— PROBLEM TO WORK ON —
Write out the material again word for word, dropping any images it holds.

— COLLECTED DATA —

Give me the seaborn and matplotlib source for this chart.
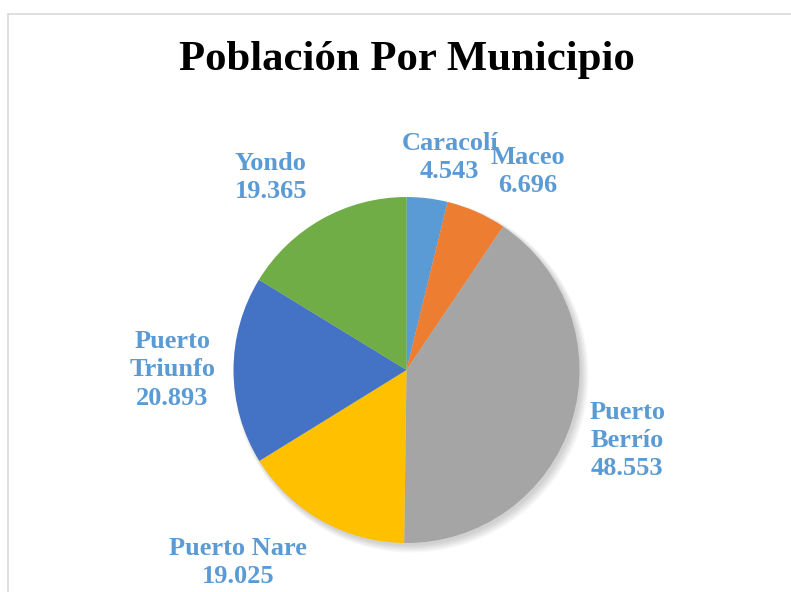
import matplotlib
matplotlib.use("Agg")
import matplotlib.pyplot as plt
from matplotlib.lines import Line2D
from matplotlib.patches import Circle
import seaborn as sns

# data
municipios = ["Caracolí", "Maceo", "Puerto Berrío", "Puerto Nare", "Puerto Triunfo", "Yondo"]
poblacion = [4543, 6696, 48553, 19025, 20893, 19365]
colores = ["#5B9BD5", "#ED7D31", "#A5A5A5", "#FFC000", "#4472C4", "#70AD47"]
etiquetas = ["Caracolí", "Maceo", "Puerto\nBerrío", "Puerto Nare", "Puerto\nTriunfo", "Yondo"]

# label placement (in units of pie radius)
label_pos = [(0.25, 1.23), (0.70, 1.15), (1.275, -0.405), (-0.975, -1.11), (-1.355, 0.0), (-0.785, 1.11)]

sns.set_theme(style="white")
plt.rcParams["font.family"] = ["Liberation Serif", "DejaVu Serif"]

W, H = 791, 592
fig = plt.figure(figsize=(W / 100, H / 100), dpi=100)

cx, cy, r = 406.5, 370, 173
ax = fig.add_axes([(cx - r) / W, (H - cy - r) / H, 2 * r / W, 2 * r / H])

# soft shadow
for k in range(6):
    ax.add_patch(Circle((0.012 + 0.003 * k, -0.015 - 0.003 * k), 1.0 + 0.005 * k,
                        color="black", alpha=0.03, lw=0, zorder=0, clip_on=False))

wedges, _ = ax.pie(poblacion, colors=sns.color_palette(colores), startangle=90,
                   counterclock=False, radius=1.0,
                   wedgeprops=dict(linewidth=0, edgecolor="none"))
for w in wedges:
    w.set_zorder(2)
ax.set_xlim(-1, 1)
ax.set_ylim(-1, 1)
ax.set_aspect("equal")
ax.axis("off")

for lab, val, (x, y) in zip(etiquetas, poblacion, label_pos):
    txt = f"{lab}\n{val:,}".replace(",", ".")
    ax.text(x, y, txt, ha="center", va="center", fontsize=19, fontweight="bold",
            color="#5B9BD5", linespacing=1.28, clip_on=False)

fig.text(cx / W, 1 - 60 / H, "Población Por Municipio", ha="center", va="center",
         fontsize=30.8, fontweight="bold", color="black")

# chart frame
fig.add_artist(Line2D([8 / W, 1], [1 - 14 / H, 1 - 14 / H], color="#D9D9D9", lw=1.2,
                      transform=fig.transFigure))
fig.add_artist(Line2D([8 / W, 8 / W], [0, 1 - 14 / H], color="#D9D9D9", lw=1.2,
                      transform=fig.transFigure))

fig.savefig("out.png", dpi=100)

— WRITTEN ANSWER —
Give me the seaborn and matplotlib source for this chart.
import matplotlib
matplotlib.use("Agg")
import matplotlib.pyplot as plt
from matplotlib.lines import Line2D
from matplotlib.patches import Circle
import seaborn as sns

# data
municipios = ["Caracolí", "Maceo", "Puerto Berrío", "Puerto Nare", "Puerto Triunfo", "Yondo"]
poblacion = [4543, 6696, 48553, 19025, 20893, 19365]
colores = ["#5B9BD5", "#ED7D31", "#A5A5A5", "#FFC000", "#4472C4", "#70AD47"]
etiquetas = ["Caracolí", "Maceo", "Puerto\nBerrío", "Puerto Nare", "Puerto\nTriunfo", "Yondo"]

# label placement (in units of pie radius)
label_pos = [(0.25, 1.23), (0.70, 1.15), (1.275, -0.405), (-0.975, -1.11), (-1.355, 0.0), (-0.785, 1.11)]

sns.set_theme(style="white")
plt.rcParams["font.family"] = ["Liberation Serif", "DejaVu Serif"]

W, H = 791, 592
fig = plt.figure(figsize=(W / 100, H / 100), dpi=100)

cx, cy, r = 406.5, 370, 173
ax = fig.add_axes([(cx - r) / W, (H - cy - r) / H, 2 * r / W, 2 * r / H])

# soft shadow
for k in range(6):
    ax.add_patch(Circle((0.012 + 0.003 * k, -0.015 - 0.003 * k), 1.0 + 0.005 * k,
                        color="black", alpha=0.03, lw=0, zorder=0, clip_on=False))

wedges, _ = ax.pie(poblacion, colors=sns.color_palette(colores), startangle=90,
                   counterclock=False, radius=1.0,
                   wedgeprops=dict(linewidth=0, edgecolor="none"))
for w in wedges:
    w.set_zorder(2)
ax.set_xlim(-1, 1)
ax.set_ylim(-1, 1)
ax.set_aspect("equal")
ax.axis("off")

for lab, val, (x, y) in zip(etiquetas, poblacion, label_pos):
    txt = f"{lab}\n{val:,}".replace(",", ".")
    ax.text(x, y, txt, ha="center", va="center", fontsize=19, fontweight="bold",
            color="#5B9BD5", linespacing=1.28, clip_on=False)

fig.text(cx / W, 1 - 60 / H, "Población Por Municipio", ha="center", va="center",
         fontsize=30.8, fontweight="bold", color="black")

# chart frame
fig.add_artist(Line2D([8 / W, 1], [1 - 14 / H, 1 - 14 / H], color="#D9D9D9", lw=1.2,
                      transform=fig.transFigure))
fig.add_artist(Line2D([8 / W, 8 / W], [0, 1 - 14 / H], color="#D9D9D9", lw=1.2,
                      transform=fig.transFigure))

fig.savefig("out.png", dpi=100)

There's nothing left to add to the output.